German-born Herschel (1750-1848) moved to the UK to be with her brother William Herschel (1738-1822) and they began as musicians before later becoming famous astronomers.
They lived at 19 New King Street in Bath, which is now the home of the Herschel Museum of Astronomy.
The visitor book is a vellum-bound volume, compiled by Caroline from the mid-1780s when she and her brother were living in Datchet, near Windsor. Written in Caroline’s own hand, it lists over a hundred names of people who came to see them – often including the king and queen, attended by members of court – to look through William’s telescopes.
Scientists, writers, artists, politicians and foreign royalty all feature. Joseph Haydn, Benjamin Franklin and Fanny Burney are listed among the guests.

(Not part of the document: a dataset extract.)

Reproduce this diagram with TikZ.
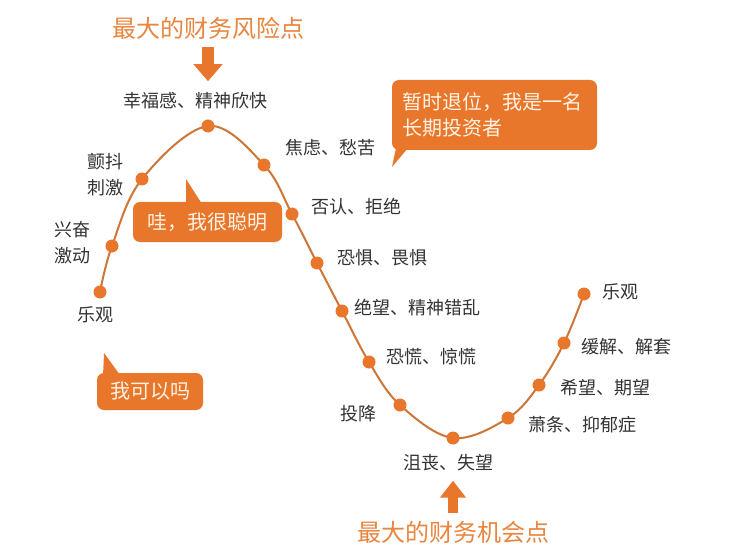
\documentclass[tikz,border=0pt]{standalone}
\usepackage{fontspec}
\setmainfont{Noto Sans CJK SC}
\usetikzlibrary{arrows.meta,positioning,backgrounds}
\definecolor{tangerine}{HTML}{E8762B}
\definecolor{rust}{HTML}{CC7638}
\definecolor{apricot}{HTML}{E8853F}
\definecolor{ink}{HTML}{333333}
\definecolor{cream}{HTML}{FFF4E6}
\tikzset{
  stagedot/.style={circle, fill=tangerine, inner sep=0pt, minimum size=13pt},
  mood/.style={font=\fontsize{18}{26}\selectfont, text=ink,
    inner sep=0pt, align=center},
  headline/.style={font=\fontsize{24}{28}\selectfont, text=apricot,
    inner sep=0pt},
  bubble/.style={rectangle, rounded corners=7pt, fill=tangerine,
    text=cream, font=\fontsize{20}{26}\selectfont, inner sep=0pt,
    align=center},
  bubbletail/.style={fill=tangerine},
  bigarrow/.style={-{Triangle[width=#1, length=17pt]}, line width=12pt,
    draw=tangerine},
  bigarrow/.default=28pt,
  curve/.style={draw=rust, line width=2pt},
}

\begin{document}
\begin{tikzpicture}[x=1pt, y=-1pt]

\path[use as bounding box] (0,0) rectangle (743,553);

% Stages along the cycle
\foreach \x/\y [count=\i] in {100/292, 112/246, 142/179, 208/126, 264/165,
    292/214, 317/263, 342/311, 369/362, 400/405, 453/438, 508/418,
    539/385, 564/343, 584/294}
  \node[stagedot] (d\i) at (\x,\y) {};

\begin{scope}[on background layer]
  \fill[white] (0,0) rectangle (743,553);
  \draw[curve] plot[smooth, tension=0.6] coordinates {(d1.center) (d2.center)
    (d3.center) (d4.center) (d5.center) (d6.center) (d7.center) (d8.center)
    (d9.center) (d10.center) (d11.center) (d12.center) (d13.center)
    (d14.center) (d15.center)};
\end{scope}

% Stage labels
\node[mood, below=8pt of d1, xshift=-5pt] (l1) {乐观};
\node[mood, left=15pt of d2, yshift=3pt] (l2) {兴奋\\激动};
\node[mood, left=12pt of d3, yshift=4pt] (l3) {颤抖\\刺激};
\node[mood, above=10pt of d4, xshift=-13pt] (l4) {幸福感、精神欣快};
\node[mood, right=15pt of d5, yshift=17pt] (l5) {焦虑、愁苦};
\node[mood, right=13pt of d6, yshift=7pt] (l6) {否认、拒绝};
\node[mood, right=14pt of d7, yshift=5pt] (l7) {恐惧、畏惧};
\node[mood, right=6pt of d8, yshift=3pt] (l8) {绝望、精神错乱};
\node[mood, right=11pt of d9, yshift=5pt] (l9) {恐慌、惊慌};
\node[mood, left=17pt of d10, yshift=-9pt] (l10) {投降};
\node[mood, below=9pt of d11, xshift=-5pt] (l11) {沮丧、失望};
\node[mood, right=14pt of d12, yshift=-7pt] (l12) {萧条、抑郁症};
\node[mood, right=15pt of d13, yshift=-3pt] (l13) {希望、期望};
\node[mood, right=11pt of d14, yshift=-4pt] (l14) {缓解、解套};
\node[mood, right=12pt of d15, yshift=2pt] (l15) {乐观};

% Risk and chance points
\node[headline] (risk) at (208,28) {最大的财务风险点};
\node[headline] (chance) at (453,532) {最大的财务机会点};
\draw[bigarrow, shorten <=8pt, shorten >=11pt]
  (risk.south) -- (risk.south |- l4.north);
\draw[bigarrow=25pt, line width=10pt, shorten <=8pt, shorten >=10pt]
  (chance.north) -- (chance.north |- l11.south);

% Speech bubbles
\fill[bubbletail] (186,179) -- (186,204) -- (202,204) -- cycle;
\node[bubble, minimum width=149pt, minimum height=40pt] (wow)
  at (207.5,222) {哇，我很聪明};

\fill[bubbletail] (104,353) -- (103,376) -- (120,375) -- cycle;
\node[bubble, minimum width=106pt, minimum height=37pt] (canido)
  at (150,391.5) {我可以吗};

\fill[bubbletail] (392,167) -- (396,148) -- (408,148) -- cycle;
\node[bubble, align=left, text width=184pt, inner xsep=10.5pt,
  minimum height=70pt] (holder) at (494.5,115)
  {暂时退位，我是一名\\长期投资者};

\end{tikzpicture}
\end{document}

The book had been on long-term loan to the museum since 1996 - kindly provided by Dr and Mrs A Koester - and the museum was recently given the opportunity to buy it.
The Friends of the National Libraries supported the deal to buy the book for £6000. It donated £5000 with the remaining £1000 coming from the museum’s reserves.
The museum is dedicated to the many achievements of the Herschels. William discovered the planet Uranus in 1781 using a telescope of his own design from the home. Later the pair were joined by William’s son John (1792-1871), who also became an astronomer.
Among Caroline’s achievements was the discovery of several comets including the periodic comet 35P/Herschel–Rigollet.